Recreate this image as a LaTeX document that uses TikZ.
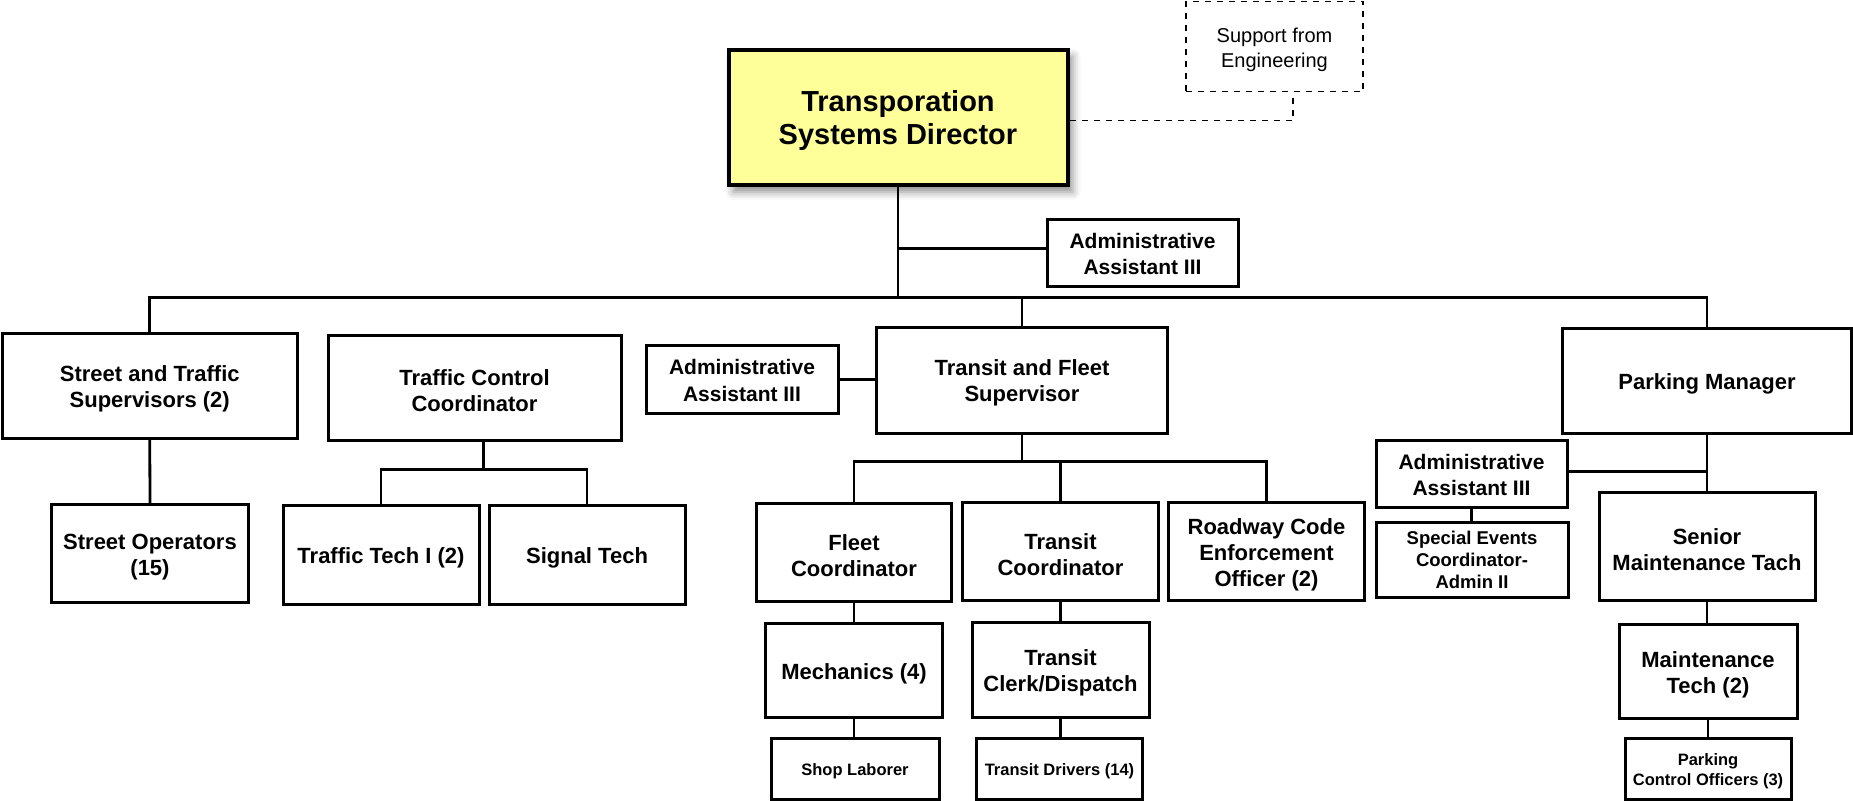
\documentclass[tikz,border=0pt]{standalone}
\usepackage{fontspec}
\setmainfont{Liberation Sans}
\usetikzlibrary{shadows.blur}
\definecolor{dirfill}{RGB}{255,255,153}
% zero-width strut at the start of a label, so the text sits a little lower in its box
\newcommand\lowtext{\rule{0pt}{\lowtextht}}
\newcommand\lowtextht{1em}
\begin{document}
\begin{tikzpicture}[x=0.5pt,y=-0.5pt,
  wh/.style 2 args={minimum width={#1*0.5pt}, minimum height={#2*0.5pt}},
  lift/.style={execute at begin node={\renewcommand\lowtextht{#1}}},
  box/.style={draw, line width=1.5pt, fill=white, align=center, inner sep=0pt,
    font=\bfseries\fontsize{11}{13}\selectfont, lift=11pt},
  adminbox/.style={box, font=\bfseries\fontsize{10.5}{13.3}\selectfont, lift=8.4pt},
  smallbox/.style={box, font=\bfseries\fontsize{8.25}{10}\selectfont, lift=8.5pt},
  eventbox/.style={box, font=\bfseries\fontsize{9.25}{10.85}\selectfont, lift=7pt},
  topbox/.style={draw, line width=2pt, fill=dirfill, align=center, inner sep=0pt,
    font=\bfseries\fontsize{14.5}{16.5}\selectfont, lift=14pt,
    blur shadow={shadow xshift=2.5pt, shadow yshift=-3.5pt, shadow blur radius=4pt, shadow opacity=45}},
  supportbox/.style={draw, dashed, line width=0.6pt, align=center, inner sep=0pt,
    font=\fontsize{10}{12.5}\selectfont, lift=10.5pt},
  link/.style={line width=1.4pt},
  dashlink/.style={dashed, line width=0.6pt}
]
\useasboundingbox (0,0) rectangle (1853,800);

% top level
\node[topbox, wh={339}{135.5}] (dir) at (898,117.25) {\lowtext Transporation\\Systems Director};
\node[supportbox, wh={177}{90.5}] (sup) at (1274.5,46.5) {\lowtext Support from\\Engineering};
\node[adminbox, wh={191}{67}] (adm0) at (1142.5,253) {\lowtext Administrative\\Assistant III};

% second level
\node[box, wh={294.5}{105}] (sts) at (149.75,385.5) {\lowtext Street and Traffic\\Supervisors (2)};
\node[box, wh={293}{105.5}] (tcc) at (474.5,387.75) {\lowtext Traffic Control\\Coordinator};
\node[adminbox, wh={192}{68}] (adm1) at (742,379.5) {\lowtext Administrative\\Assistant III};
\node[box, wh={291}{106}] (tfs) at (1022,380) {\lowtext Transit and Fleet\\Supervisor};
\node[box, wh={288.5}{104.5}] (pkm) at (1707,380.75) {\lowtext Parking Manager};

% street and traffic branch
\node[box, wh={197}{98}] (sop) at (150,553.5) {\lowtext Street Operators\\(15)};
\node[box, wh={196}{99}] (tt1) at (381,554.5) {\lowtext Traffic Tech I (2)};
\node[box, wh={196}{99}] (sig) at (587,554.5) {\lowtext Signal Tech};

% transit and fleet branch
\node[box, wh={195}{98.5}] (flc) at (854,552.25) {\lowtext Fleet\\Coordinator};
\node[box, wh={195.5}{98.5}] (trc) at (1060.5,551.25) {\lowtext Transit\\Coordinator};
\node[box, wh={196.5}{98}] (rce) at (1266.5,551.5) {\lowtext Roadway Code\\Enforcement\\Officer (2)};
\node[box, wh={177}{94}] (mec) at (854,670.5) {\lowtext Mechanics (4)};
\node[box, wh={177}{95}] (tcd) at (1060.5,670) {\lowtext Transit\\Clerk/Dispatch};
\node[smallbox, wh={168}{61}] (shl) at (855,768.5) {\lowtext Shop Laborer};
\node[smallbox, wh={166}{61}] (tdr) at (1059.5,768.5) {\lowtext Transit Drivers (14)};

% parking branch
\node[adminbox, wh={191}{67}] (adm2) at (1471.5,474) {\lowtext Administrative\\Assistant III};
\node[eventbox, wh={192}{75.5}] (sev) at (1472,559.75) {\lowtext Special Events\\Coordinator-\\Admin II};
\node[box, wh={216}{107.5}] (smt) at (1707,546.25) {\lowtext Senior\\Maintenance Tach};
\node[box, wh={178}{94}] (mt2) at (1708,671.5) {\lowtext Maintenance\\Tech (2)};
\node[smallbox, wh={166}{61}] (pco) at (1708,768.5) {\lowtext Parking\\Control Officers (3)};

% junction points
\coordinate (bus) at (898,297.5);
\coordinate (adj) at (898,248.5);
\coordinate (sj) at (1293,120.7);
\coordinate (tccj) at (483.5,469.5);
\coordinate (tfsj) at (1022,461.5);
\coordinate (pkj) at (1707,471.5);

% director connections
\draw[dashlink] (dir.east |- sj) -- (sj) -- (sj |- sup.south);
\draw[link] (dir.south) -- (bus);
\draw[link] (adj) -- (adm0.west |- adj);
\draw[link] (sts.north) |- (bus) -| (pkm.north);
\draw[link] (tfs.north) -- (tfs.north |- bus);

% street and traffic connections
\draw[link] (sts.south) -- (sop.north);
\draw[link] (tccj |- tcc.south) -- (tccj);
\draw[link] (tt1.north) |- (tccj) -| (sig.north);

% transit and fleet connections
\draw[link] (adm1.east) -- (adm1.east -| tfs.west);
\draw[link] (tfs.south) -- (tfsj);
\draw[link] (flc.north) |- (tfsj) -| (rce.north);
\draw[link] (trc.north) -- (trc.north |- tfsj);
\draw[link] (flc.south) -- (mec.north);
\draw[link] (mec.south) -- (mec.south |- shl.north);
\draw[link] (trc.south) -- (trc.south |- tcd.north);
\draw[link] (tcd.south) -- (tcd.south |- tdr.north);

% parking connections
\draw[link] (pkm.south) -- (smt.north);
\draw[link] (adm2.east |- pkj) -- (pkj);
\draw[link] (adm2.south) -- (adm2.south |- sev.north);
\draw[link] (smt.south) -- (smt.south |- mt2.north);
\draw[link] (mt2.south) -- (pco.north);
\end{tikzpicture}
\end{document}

**EXERCISE**
Copy the listing exactly. Any image in it stays out of the copy.

**COMPLETED EXERCISE**
Recreate this image as a LaTeX document that uses TikZ.
\documentclass[tikz,border=0pt]{standalone}
\usepackage{fontspec}
\setmainfont{Liberation Sans}
\usetikzlibrary{shadows.blur}
\definecolor{dirfill}{RGB}{255,255,153}
% zero-width strut at the start of a label, so the text sits a little lower in its box
\newcommand\lowtext{\rule{0pt}{\lowtextht}}
\newcommand\lowtextht{1em}
\begin{document}
\begin{tikzpicture}[x=0.5pt,y=-0.5pt,
  wh/.style 2 args={minimum width={#1*0.5pt}, minimum height={#2*0.5pt}},
  lift/.style={execute at begin node={\renewcommand\lowtextht{#1}}},
  box/.style={draw, line width=1.5pt, fill=white, align=center, inner sep=0pt,
    font=\bfseries\fontsize{11}{13}\selectfont, lift=11pt},
  adminbox/.style={box, font=\bfseries\fontsize{10.5}{13.3}\selectfont, lift=8.4pt},
  smallbox/.style={box, font=\bfseries\fontsize{8.25}{10}\selectfont, lift=8.5pt},
  eventbox/.style={box, font=\bfseries\fontsize{9.25}{10.85}\selectfont, lift=7pt},
  topbox/.style={draw, line width=2pt, fill=dirfill, align=center, inner sep=0pt,
    font=\bfseries\fontsize{14.5}{16.5}\selectfont, lift=14pt,
    blur shadow={shadow xshift=2.5pt, shadow yshift=-3.5pt, shadow blur radius=4pt, shadow opacity=45}},
  supportbox/.style={draw, dashed, line width=0.6pt, align=center, inner sep=0pt,
    font=\fontsize{10}{12.5}\selectfont, lift=10.5pt},
  link/.style={line width=1.4pt},
  dashlink/.style={dashed, line width=0.6pt}
]
\useasboundingbox (0,0) rectangle (1853,800);

% top level
\node[topbox, wh={339}{135.5}] (dir) at (898,117.25) {\lowtext Transporation\\Systems Director};
\node[supportbox, wh={177}{90.5}] (sup) at (1274.5,46.5) {\lowtext Support from\\Engineering};
\node[adminbox, wh={191}{67}] (adm0) at (1142.5,253) {\lowtext Administrative\\Assistant III};

% second level
\node[box, wh={294.5}{105}] (sts) at (149.75,385.5) {\lowtext Street and Traffic\\Supervisors (2)};
\node[box, wh={293}{105.5}] (tcc) at (474.5,387.75) {\lowtext Traffic Control\\Coordinator};
\node[adminbox, wh={192}{68}] (adm1) at (742,379.5) {\lowtext Administrative\\Assistant III};
\node[box, wh={291}{106}] (tfs) at (1022,380) {\lowtext Transit and Fleet\\Supervisor};
\node[box, wh={288.5}{104.5}] (pkm) at (1707,380.75) {\lowtext Parking Manager};

% street and traffic branch
\node[box, wh={197}{98}] (sop) at (150,553.5) {\lowtext Street Operators\\(15)};
\node[box, wh={196}{99}] (tt1) at (381,554.5) {\lowtext Traffic Tech I (2)};
\node[box, wh={196}{99}] (sig) at (587,554.5) {\lowtext Signal Tech};

% transit and fleet branch
\node[box, wh={195}{98.5}] (flc) at (854,552.25) {\lowtext Fleet\\Coordinator};
\node[box, wh={195.5}{98.5}] (trc) at (1060.5,551.25) {\lowtext Transit\\Coordinator};
\node[box, wh={196.5}{98}] (rce) at (1266.5,551.5) {\lowtext Roadway Code\\Enforcement\\Officer (2)};
\node[box, wh={177}{94}] (mec) at (854,670.5) {\lowtext Mechanics (4)};
\node[box, wh={177}{95}] (tcd) at (1060.5,670) {\lowtext Transit\\Clerk/Dispatch};
\node[smallbox, wh={168}{61}] (shl) at (855,768.5) {\lowtext Shop Laborer};
\node[smallbox, wh={166}{61}] (tdr) at (1059.5,768.5) {\lowtext Transit Drivers (14)};

% parking branch
\node[adminbox, wh={191}{67}] (adm2) at (1471.5,474) {\lowtext Administrative\\Assistant III};
\node[eventbox, wh={192}{75.5}] (sev) at (1472,559.75) {\lowtext Special Events\\Coordinator-\\Admin II};
\node[box, wh={216}{107.5}] (smt) at (1707,546.25) {\lowtext Senior\\Maintenance Tach};
\node[box, wh={178}{94}] (mt2) at (1708,671.5) {\lowtext Maintenance\\Tech (2)};
\node[smallbox, wh={166}{61}] (pco) at (1708,768.5) {\lowtext Parking\\Control Officers (3)};

% junction points
\coordinate (bus) at (898,297.5);
\coordinate (adj) at (898,248.5);
\coordinate (sj) at (1293,120.7);
\coordinate (tccj) at (483.5,469.5);
\coordinate (tfsj) at (1022,461.5);
\coordinate (pkj) at (1707,471.5);

% director connections
\draw[dashlink] (dir.east |- sj) -- (sj) -- (sj |- sup.south);
\draw[link] (dir.south) -- (bus);
\draw[link] (adj) -- (adm0.west |- adj);
\draw[link] (sts.north) |- (bus) -| (pkm.north);
\draw[link] (tfs.north) -- (tfs.north |- bus);

% street and traffic connections
\draw[link] (sts.south) -- (sop.north);
\draw[link] (tccj |- tcc.south) -- (tccj);
\draw[link] (tt1.north) |- (tccj) -| (sig.north);

% transit and fleet connections
\draw[link] (adm1.east) -- (adm1.east -| tfs.west);
\draw[link] (tfs.south) -- (tfsj);
\draw[link] (flc.north) |- (tfsj) -| (rce.north);
\draw[link] (trc.north) -- (trc.north |- tfsj);
\draw[link] (flc.south) -- (mec.north);
\draw[link] (mec.south) -- (mec.south |- shl.north);
\draw[link] (trc.south) -- (trc.south |- tcd.north);
\draw[link] (tcd.south) -- (tcd.south |- tdr.north);

% parking connections
\draw[link] (pkm.south) -- (smt.north);
\draw[link] (adm2.east |- pkj) -- (pkj);
\draw[link] (adm2.south) -- (adm2.south |- sev.north);
\draw[link] (smt.south) -- (smt.south |- mt2.north);
\draw[link] (mt2.south) -- (pco.north);
\end{tikzpicture}
\end{document}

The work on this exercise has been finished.